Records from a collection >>
# # # # #
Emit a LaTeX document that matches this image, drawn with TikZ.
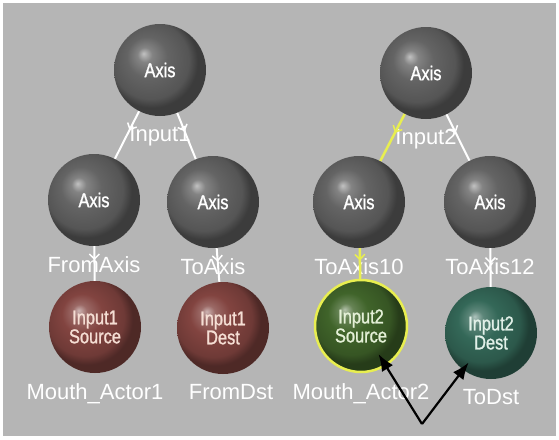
\documentclass[tikz,border=0pt]{standalone}
\usepackage{fontspec}
\setmainfont{Liberation Sans}
\newfontfamily\narrowsans[FakeStretch=0.82,FakeBold=1.2]{Liberation Sans}
\usepackage{tikz}
\usetikzlibrary{positioning}
\usetikzlibrary{arrows.meta,decorations.markings}

\definecolor{panelgray}{RGB}{181,181,181}
\definecolor{axisgray}{RGB}{100,100,100}
\definecolor{mouthred}{RGB}{130,68,64}
\definecolor{mouthgreen}{RGB}{64,100,42}
\definecolor{dstteal}{RGB}{52,104,88}
\definecolor{wireyellow}{RGB}{232,238,80}
\colorlet{ballbase}{gray}
\pgfdeclareradialshading[ballbase]{orb}{\pgfpoint{-9bp}{9bp}}{%
  color(0bp)=(ballbase!40!white); color(4bp)=(ballbase!80!white);
  color(11bp)=(ballbase); color(21bp)=(ballbase!85!black);
  color(25bp)=(ballbase!60!black); color(50bp)=(ballbase!60!black)}

\begin{document}
\begin{tikzpicture}[x=1pt,y=-1pt,
      sphere/.style={circle,minimum size=92pt,inner sep=0pt,shading=orb,align=center,
        font=\narrowsans\fontsize{20}{19}\selectfont},
      axisball/.style={sphere,text=white,/utils/exec={\colorlet{ballbase}{axisgray}}},
      redball/.style={sphere,text={rgb,255:red,245;green,222;blue,212},/utils/exec={\colorlet{ballbase}{mouthred}}},
      greenball/.style={sphere,text={rgb,255:red,228;green,240;blue,215},draw=wireyellow,line width=2.5pt,/utils/exec={\colorlet{ballbase}{mouthgreen}}},
      tealball/.style={sphere,text={rgb,255:red,225;green,240;blue,232},/utils/exec={\colorlet{ballbase}{dstteal}}},
      tag/.style={text=white,inner sep=0pt,font=\fontsize{22}{22}\selectfont},
      label distance=10pt,
      wire/.style={draw=white,line width=2pt,postaction={decorate},
        decoration={markings,mark=at position 0.4 with {\arrow{Straight Barb[length=5pt,width=10pt,line width=1.5pt]}}}},
      hotwire/.style={wire,draw=wireyellow,line width=2.5pt},
      pointer/.style={-{Latex[length=17pt,width=13pt]},line width=2.2pt,black}]
      \useasboundingbox (0,0) rectangle (559,439);
      \fill[panelgray] (3,3) rectangle (556,436);

      % Blocks
      \node[axisball,label={[tag]below:Input1}]   (input1)   at (160,70)  {Axis};
      \node[axisball,label={[tag]below:Input2}]   (input2)   at (426,73)  {Axis};
      \node[axisball,label={[tag]below:FromAxis}] (fromaxis) at (94,200)  {Axis};
      \node[axisball,label={[tag]below:ToAxis}]   (toaxis)   at (213,202) {Axis};
      \node[axisball,label={[tag]below:ToAxis10}] (toaxis10) at (359,202) {Axis};
      \node[axisball,label={[tag]below:ToAxis12}] (toaxis12) at (490,202) {Axis};
      \node[redball,label={[tag]below:Mouth\_Actor1}]        (actor1)  at (95,327)  {Input1\\Source};
      \node[redball,label={[tag,xshift=8pt]below:FromDst}]   (fromdst) at (223,328) {Input1\\Dest};
      \node[greenball,label={[tag]below:Mouth\_Actor2}]      (actor2)  at (361,326) {Input2\\Source};
      \node[tealball,label={[tag]below:ToDst}]               (todst)   at (491,333) {Input2\\Dest};
      \coordinate (fork) at (422,424);

      % Wires
      \draw[wire]    (input1) -- (fromaxis);
      \draw[wire]    (input1) -- (toaxis);
      \draw[hotwire] (input2) -- (toaxis10);
      \draw[wire]    (input2) -- (toaxis12);
      \draw[wire]    (fromaxis) -- (actor1);
      \draw[wire]    (toaxis) -- (fromdst);
      \draw[hotwire] (toaxis10) -- (actor2);
      \draw[wire]    (toaxis12) -- (todst);

      % Arrows
      \draw[pointer,shorten >=33pt] (fork) -- (actor2.center);
      \draw[pointer,shorten >=37pt] (fork) -- (todst.center);

    \end{tikzpicture}
\end{document}
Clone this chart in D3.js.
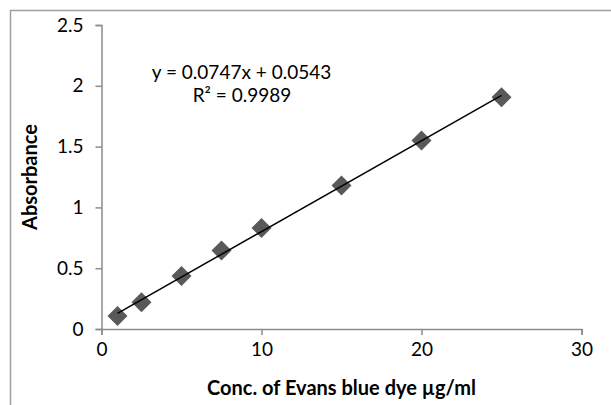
<!DOCTYPE html>
<html>
<head>
<meta charset="utf-8">
<script src="https://cdn.jsdelivr.net/npm/d3@7"></script>
<style>
  html, body { margin: 0; padding: 0; background: #fff; }
  svg { display: block; }
  text { font-family: Lato, "Open Sans", sans-serif; fill: #000; }
</style>
</head>
<body>
<svg id="chart" width="611" height="405"></svg>
<script>
// Data
const concentrations = [1, 2.5, 5, 7.5, 10, 15, 20, 25];
const absorbance = [0.107, 0.22, 0.435, 0.645, 0.83, 1.18, 1.55, 1.905];
const slope = 0.0747;
const intercept = 0.0543;
const xTicks = [0, 10, 20, 30];
const yTicks = [0, 0.5, 1, 1.5, 2, 2.5];
const equationLabel = "y = 0.0747x + 0.0543";
const r2Label = "R² = 0.9989";
const xTitle = "Conc. of Evans blue dye µg/ml";
const yTitle = "Absorbance";

const svg = d3.select("#chart");

// chart area frame
svg.append("rect")
  .attr("x", 10.5).attr("y", 10.5)
  .attr("width", 640).attr("height", 420)
  .attr("fill", "#fff")
  .attr("stroke", "#a0a0a0")
  .attr("stroke-width", 1.5);

const x = d3.scaleLinear().domain([0, 30]).range([101.5, 581.5]);
const y = d3.scaleLinear().domain([0, 2.5]).range([329, 25]);

const axisColor = "#8c8c8c";

// y axis
const gy = svg.append("g").attr("transform", `translate(${x(0)},0)`)
  .call(d3.axisLeft(y).tickValues(yTicks).tickSize(6).tickPadding(12)
    .tickFormat(d => d3.format("")(d)));
gy.select(".domain").attr("stroke", axisColor).attr("stroke-width", 1.5);
gy.selectAll(".tick line").attr("stroke", axisColor).attr("stroke-width", 1.5);
gy.selectAll(".tick text").attr("font-size", 19).attr("font-family", "Lato, sans-serif");

// x axis
const gx = svg.append("g").attr("transform", `translate(0,${y(0)})`)
  .call(d3.axisBottom(x).tickValues(xTicks).tickSize(6).tickPadding(8)
    .tickFormat(d3.format("d")));
gx.select(".domain").attr("stroke", axisColor).attr("stroke-width", 1.5);
gx.selectAll(".tick line").attr("stroke", axisColor).attr("stroke-width", 1.5);
gx.selectAll(".tick text").attr("font-size", 19).attr("font-family", "Lato, sans-serif");

// markers (diamonds)
const sym = d3.symbol().type(d3.symbolSquare).size(200);
svg.selectAll("path.pt")
  .data(concentrations.map((c, i) => [c, absorbance[i]]))
  .join("path")
  .attr("class", "pt")
  .attr("d", sym)
  .attr("transform", d => `translate(${x(d[0])},${y(d[1])}) rotate(45)`)
  .attr("fill", "#595959");

// trendline on top of markers
const xMin = d3.min(concentrations), xMax = d3.max(concentrations);
svg.append("line")
  .attr("x1", x(xMin)).attr("y1", y(slope * xMin + intercept))
  .attr("x2", x(xMax)).attr("y2", y(slope * xMax + intercept))
  .attr("stroke", "#000").attr("stroke-width", 1.5);

// equation labels
svg.append("text").attr("x", 241.5).attr("y", 79)
  .attr("text-anchor", "middle").attr("font-size", 19).text(equationLabel);
svg.append("text").attr("x", 242).attr("y", 102)
  .attr("text-anchor", "middle").attr("font-size", 19).text(r2Label);

// axis titles
svg.append("text").attr("x", 341.5).attr("y", 395)
  .attr("text-anchor", "middle").attr("font-size", 20).attr("font-weight", "bold")
  .text(xTitle);
svg.append("text")
  .attr("transform", `translate(37,${(25 + 329) / 2}) rotate(-90)`)
  .attr("text-anchor", "middle").attr("font-size", 20).attr("font-weight", "bold")
  .text(yTitle);
</script>
</body>
</html>
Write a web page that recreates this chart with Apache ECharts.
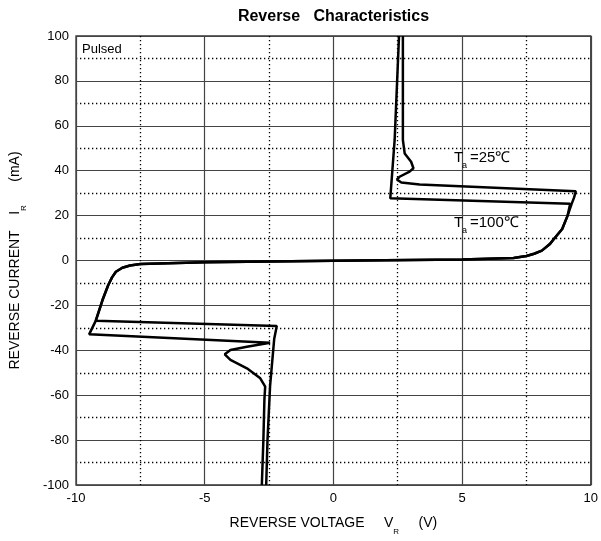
<!DOCTYPE html>
<html>
<head>
<meta charset="utf-8">
<script src="https://cdn.jsdelivr.net/npm/echarts@6/dist/echarts.min.js"></script>
<style>
html,body{margin:0;padding:0;background:#fff;}
#chart{width:601px;height:541px;}
</style>
</head>
<body>
<div id="chart"></div>
<script>
// ---- data ----
// Ta = 25 ℃ curve
const v25 = [-2.78,-2.72,-2.68,-2.65,-2.84,-3.36,-4.0,-4.22,-4.0,-3.36,-2.46,-2.39,-9.49,-9.23,-8.97,-8.75,-8.6,-8.45,-8.2,-7.9,-7.5,-5,0,5,7.0,7.5,7.8,8.1,8.4,8.6,8.89,9.1,9.25,9.35,9.42,3.35,2.64,2.47,2.57,2.96,3.11,3.02,2.77,2.70,2.70];
const i25 = [-100,-80,-62,-56.2,-52.5,-48,-44.3,-41.8,-39.9,-38.4,-36.6,-36.2,-32.9,-26.8,-17.6,-11,-7.5,-5,-3.2,-2.2,-1.6,-0.8,-0.1,0.5,1.1,2.0,3.0,4.4,7.2,10,14,20,25,28,30.8,33.9,34.7,36.1,37.3,39.6,41.1,44,47.7,53.7,100];
// Ta = 100 ℃ curve
const v100 = [-2.61,-2.56,-2.46,-2.3,-2.2,-9.23,-8.97,-8.75,-8.6,-8.45,-8.2,-7.9,-7.5,-5,0,5,7.0,7.5,7.8,8.1,8.4,8.6,8.89,9.1,9.2,2.21,2.38,2.55];
const i100 = [-100,-80,-56,-35,-29.2,-26.8,-17.6,-11,-7.5,-5,-3.2,-2.2,-1.6,-0.8,-0.1,0.5,1.1,2.0,3.0,4.4,7.2,10,14,20,25.3,27.7,53.7,100];
// axes
const xMin = -10, xMax = 10, xStep = 5;
const yMin = -100, yMax = 100, yStep = 20;

const FONT = '"Liberation Sans", Arial, sans-serif';
const pairs = (xs, ys) => xs.map((x, k) => [x, ys[k]]);

const chart = echarts.init(document.getElementById('chart'), null, {renderer: 'canvas'});
const splitStyle = {show: true, lineStyle: {color: '#444', width: 1.2, type: 'solid'}};
const minorStyle = {show: true, lineStyle: {color: '#000', width: 1.3, type: [1.3, 2.7]}};
const nameRich = {
  a: {fontFamily: FONT, fontSize: 14, color: '#000', lineHeight: 26, verticalAlign: 'middle'},
  s: {fontFamily: FONT, fontSize: 8, color: '#000', lineHeight: 26, verticalAlign: 'bottom'}
};

chart.setOption({
  animation: false,
  backgroundColor: '#fff',
  grid: {left: 75, right: 9, top: 36, bottom: 56, show: true, borderColor: '#333', borderWidth: 1.3, containLabel: false},
  xAxis: {
    type: 'value', min: xMin, max: xMax, interval: xStep,
    axisLine: {show: false}, axisTick: {show: false},
    minorTick: {show: false, splitNumber: 2},
    splitLine: splitStyle, minorSplitLine: minorStyle,
    axisLabel: {color: '#000', fontFamily: FONT, fontSize: 13, margin: 7},
    name: '{a|REVERSE VOLTAGE     V}{s|R}{a|     (V)}',
    nameLocation: 'middle', nameGap: 25,
    nameTextStyle: {rich: nameRich}
  },
  yAxis: {
    type: 'value', min: yMin, max: yMax, interval: yStep,
    axisLine: {show: false}, axisTick: {show: false},
    minorTick: {show: false, splitNumber: 2},
    splitLine: splitStyle, minorSplitLine: minorStyle,
    axisLabel: {color: '#000', fontFamily: FONT, fontSize: 13, margin: 7},
    name: '{a|REVERSE CURRENT    I}{s|R}{a|      (mA)}',
    nameLocation: 'middle', nameGap: 48, nameRotate: 90,
    nameTextStyle: {rich: nameRich}
  },
  graphic: [
    {type: 'text', x: 333.5, y: 9, style: {text: 'Reverse   Characteristics', font: 'bold 16px ' + FONT, fill: '#000', textAlign: 'center'}},
    {type: 'text', x: 82, y: 43, style: {text: 'Pulsed', font: '13px ' + FONT, fill: '#000'}, z: 10},
    {type: 'text', x: 454, y: 150, style: {text: 'T', font: '15px ' + FONT, fill: '#000'}, z: 10},
    {type: 'text', x: 462, y: 161, style: {text: 'a', font: '9px ' + FONT, fill: '#000'}, z: 10},
    {type: 'text', x: 470, y: 150, style: {text: '=25℃', font: '15px ' + FONT, fill: '#000'}, z: 10},
    {type: 'text', x: 454, y: 215, style: {text: 'T', font: '15px ' + FONT, fill: '#000'}, z: 10},
    {type: 'text', x: 462, y: 226, style: {text: 'a', font: '9px ' + FONT, fill: '#000'}, z: 10},
    {type: 'text', x: 470, y: 215, style: {text: '=100℃', font: '15px ' + FONT, fill: '#000'}, z: 10}
  ],
  series: [
    {type: 'line', name: 'Ta=25℃', data: pairs(v25, i25), showSymbol: false, smooth: false,
     lineStyle: {color: '#000', width: 2.5}, z: 5},
    {type: 'line', name: 'Ta=100℃', data: pairs(v100, i100), showSymbol: false, smooth: false,
     lineStyle: {color: '#000', width: 2.5}, z: 5}
  ]
});
</script>
</body>
</html>
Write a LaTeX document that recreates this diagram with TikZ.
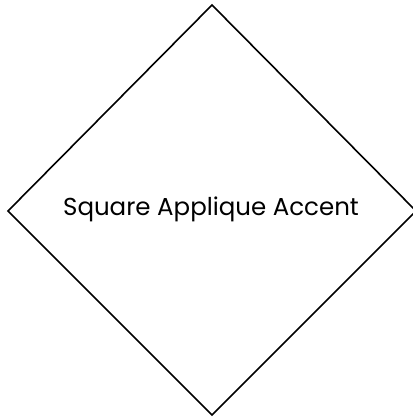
\documentclass[tikz,border=0pt]{standalone}
\usepackage{fontspec}
\setmainfont{Poppins}
\usetikzlibrary{shapes.geometric}
\begin{document}
\begin{tikzpicture}[x=1pt,y=1pt,
  edge/.style={draw=black,line width=1.6pt,line join=miter},
  label/.style={font=\fontsize{24.5}{29}\selectfont,text=black}]
\useasboundingbox (0,0) rectangle (412,417);
\coordinate (t) at (212,412);
\coordinate (l) at (8,206);
\coordinate (r) at (416,206);
\coordinate (b) at (212,2);
\draw[edge] (t) -- (r) -- (b) -- (l) -- cycle;
\node[label] (txt) at (211,208) {Square Applique Accent};
\end{tikzpicture}
\end{document}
# # # # #
Aim of the task >> Read the lines above. Gather those in which the string "this" is found.

Output of the task >>
Emit a LaTeX document that matches this image, drawn with TikZ.
Clone this chart in D3.js.
Write a web page that recreates this chart with Apache ECharts.
Write a LaTeX document that recreates this diagram with TikZ.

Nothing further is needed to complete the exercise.